Repeat every record below exactly, but leave out any pictures.

####################

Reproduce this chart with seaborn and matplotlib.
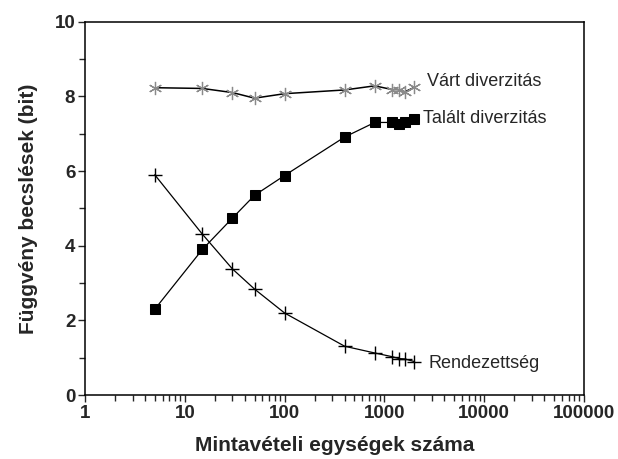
import matplotlib
matplotlib.use("Agg")
import matplotlib.pyplot as plt
import matplotlib.ticker as mticker
import pandas as pd
import seaborn as sns

# sample sizes (shared by all three series)
sample_units = [5, 15, 30, 50, 100, 400, 800, 1200, 1400, 1600, 2000]

# estimated values (bit)
expected_div = [8.23, 8.21, 8.10, 7.95, 8.07, 8.17, 8.28, 8.18, 8.18, 8.12, 8.24]
found_div = [2.30, 3.90, 4.74, 5.35, 5.88, 6.91, 7.30, 7.30, 7.25, 7.32, 7.38]
order_vals = [5.90, 4.31, 3.38, 2.84, 2.20, 1.31, 1.13, 1.03, 0.98, 0.97, 0.90]

series_names = ["Várt diverzitás", "Talált diverzitás", "Rendezettség"]
x_ticks = [1, 10, 100, 1000, 10000, 100000]
y_ticks = [0, 2, 4, 6, 8, 10]

sns.set_theme(style="ticks")
plt.rcParams["font.family"] = ["Liberation Sans", "DejaVu Sans"]

df = pd.DataFrame({
    "n": sample_units * 3,
    "value": expected_div + found_div + order_vals,
    "series": [s for s in series_names for _ in sample_units],
})

fig = plt.figure(figsize=(6.18, 4.59), dpi=100)
ax = fig.add_axes([0.1375, 0.139, 0.8075, 0.814])

styles = {
    "Várt diverzitás": dict(marker=(6, 2, 0), markersize=9.5, markeredgecolor="#8a8a8a",
                            markeredgewidth=0.9, color="black", linewidth=1.1),
    "Talált diverzitás": dict(marker="s", markersize=6.6, markerfacecolor="black",
                              markeredgecolor="black", color="black", linewidth=0.9),
    "Rendezettség": dict(marker="+", markersize=10, markeredgecolor="black",
                         markeredgewidth=1.0, color="black", linewidth=0.9),
}
label_offsets = {
    "Várt diverzitás": (13, 6),
    "Talált diverzitás": (9, 1),
    "Rendezettség": (14, -2),
}

for name in series_names:
    sub = df[df["series"] == name]
    sns.lineplot(data=sub, x="n", y="value", ax=ax, sort=False, **styles[name])
    last = sub.iloc[-1]
    ax.annotate(name, xy=(last["n"], last["value"]), xytext=label_offsets[name],
                textcoords="offset pixels", ha="left", va="center", fontsize=13)

ax.set_xscale("log")
ax.set_xlim(1, 100000)
ax.set_ylim(0, 10)
ax.xaxis.set_major_locator(mticker.FixedLocator(x_ticks))
ax.xaxis.set_major_formatter(mticker.FuncFormatter(lambda v, p: f"{int(round(v))}"))
ax.xaxis.set_minor_locator(mticker.LogLocator(base=10, subs=range(2, 10)))
ax.xaxis.set_minor_formatter(mticker.NullFormatter())
ax.yaxis.set_major_locator(mticker.FixedLocator(y_ticks))
ax.yaxis.set_minor_locator(mticker.MultipleLocator(1))

ax.tick_params(which="major", direction="out", length=5, width=1, labelsize=13.5, pad=2)
ax.tick_params(which="minor", direction="out", length=4, width=1)
for lab in ax.get_xticklabels() + ax.get_yticklabels():
    lab.set_fontweight("bold")

for sp in ax.spines.values():
    sp.set_visible(True)
    sp.set_linewidth(1.1)
    sp.set_color("black")

ax.set_xlabel("Mintavételi egységek száma", fontsize=15, fontweight="bold", labelpad=10)
ax.set_ylabel("Függvény becslések (bit)", fontsize=15, fontweight="bold", labelpad=12)

fig.savefig("out.png", dpi=100)
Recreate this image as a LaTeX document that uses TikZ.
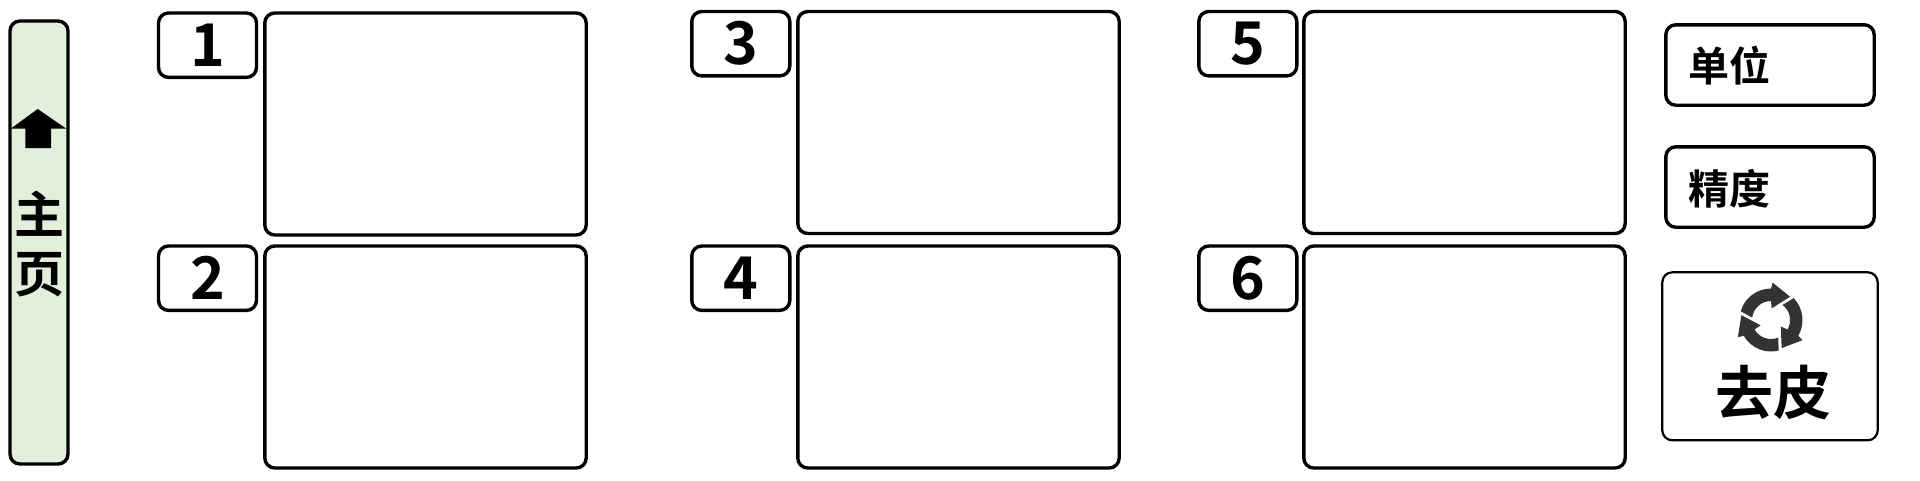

####################

## Exercise result
Reproduce this chart with seaborn and matplotlib.
import matplotlib
matplotlib.use("Agg")
import matplotlib.pyplot as plt
import matplotlib.ticker as mticker
import pandas as pd
import seaborn as sns

# sample sizes (shared by all three series)
sample_units = [5, 15, 30, 50, 100, 400, 800, 1200, 1400, 1600, 2000]

# estimated values (bit)
expected_div = [8.23, 8.21, 8.10, 7.95, 8.07, 8.17, 8.28, 8.18, 8.18, 8.12, 8.24]
found_div = [2.30, 3.90, 4.74, 5.35, 5.88, 6.91, 7.30, 7.30, 7.25, 7.32, 7.38]
order_vals = [5.90, 4.31, 3.38, 2.84, 2.20, 1.31, 1.13, 1.03, 0.98, 0.97, 0.90]

series_names = ["Várt diverzitás", "Talált diverzitás", "Rendezettség"]
x_ticks = [1, 10, 100, 1000, 10000, 100000]
y_ticks = [0, 2, 4, 6, 8, 10]

sns.set_theme(style="ticks")
plt.rcParams["font.family"] = ["Liberation Sans", "DejaVu Sans"]

df = pd.DataFrame({
    "n": sample_units * 3,
    "value": expected_div + found_div + order_vals,
    "series": [s for s in series_names for _ in sample_units],
})

fig = plt.figure(figsize=(6.18, 4.59), dpi=100)
ax = fig.add_axes([0.1375, 0.139, 0.8075, 0.814])

styles = {
    "Várt diverzitás": dict(marker=(6, 2, 0), markersize=9.5, markeredgecolor="#8a8a8a",
                            markeredgewidth=0.9, color="black", linewidth=1.1),
    "Talált diverzitás": dict(marker="s", markersize=6.6, markerfacecolor="black",
                              markeredgecolor="black", color="black", linewidth=0.9),
    "Rendezettség": dict(marker="+", markersize=10, markeredgecolor="black",
                         markeredgewidth=1.0, color="black", linewidth=0.9),
}
label_offsets = {
    "Várt diverzitás": (13, 6),
    "Talált diverzitás": (9, 1),
    "Rendezettség": (14, -2),
}

for name in series_names:
    sub = df[df["series"] == name]
    sns.lineplot(data=sub, x="n", y="value", ax=ax, sort=False, **styles[name])
    last = sub.iloc[-1]
    ax.annotate(name, xy=(last["n"], last["value"]), xytext=label_offsets[name],
                textcoords="offset pixels", ha="left", va="center", fontsize=13)

ax.set_xscale("log")
ax.set_xlim(1, 100000)
ax.set_ylim(0, 10)
ax.xaxis.set_major_locator(mticker.FixedLocator(x_ticks))
ax.xaxis.set_major_formatter(mticker.FuncFormatter(lambda v, p: f"{int(round(v))}"))
ax.xaxis.set_minor_locator(mticker.LogLocator(base=10, subs=range(2, 10)))
ax.xaxis.set_minor_formatter(mticker.NullFormatter())
ax.yaxis.set_major_locator(mticker.FixedLocator(y_ticks))
ax.yaxis.set_minor_locator(mticker.MultipleLocator(1))

ax.tick_params(which="major", direction="out", length=5, width=1, labelsize=13.5, pad=2)
ax.tick_params(which="minor", direction="out", length=4, width=1)
for lab in ax.get_xticklabels() + ax.get_yticklabels():
    lab.set_fontweight("bold")

for sp in ax.spines.values():
    sp.set_visible(True)
    sp.set_linewidth(1.1)
    sp.set_color("black")

ax.set_xlabel("Mintavételi egységek száma", fontsize=15, fontweight="bold", labelpad=10)
ax.set_ylabel("Függvény becslések (bit)", fontsize=15, fontweight="bold", labelpad=12)

fig.savefig("out.png", dpi=100)
Recreate this image as a LaTeX document that uses TikZ.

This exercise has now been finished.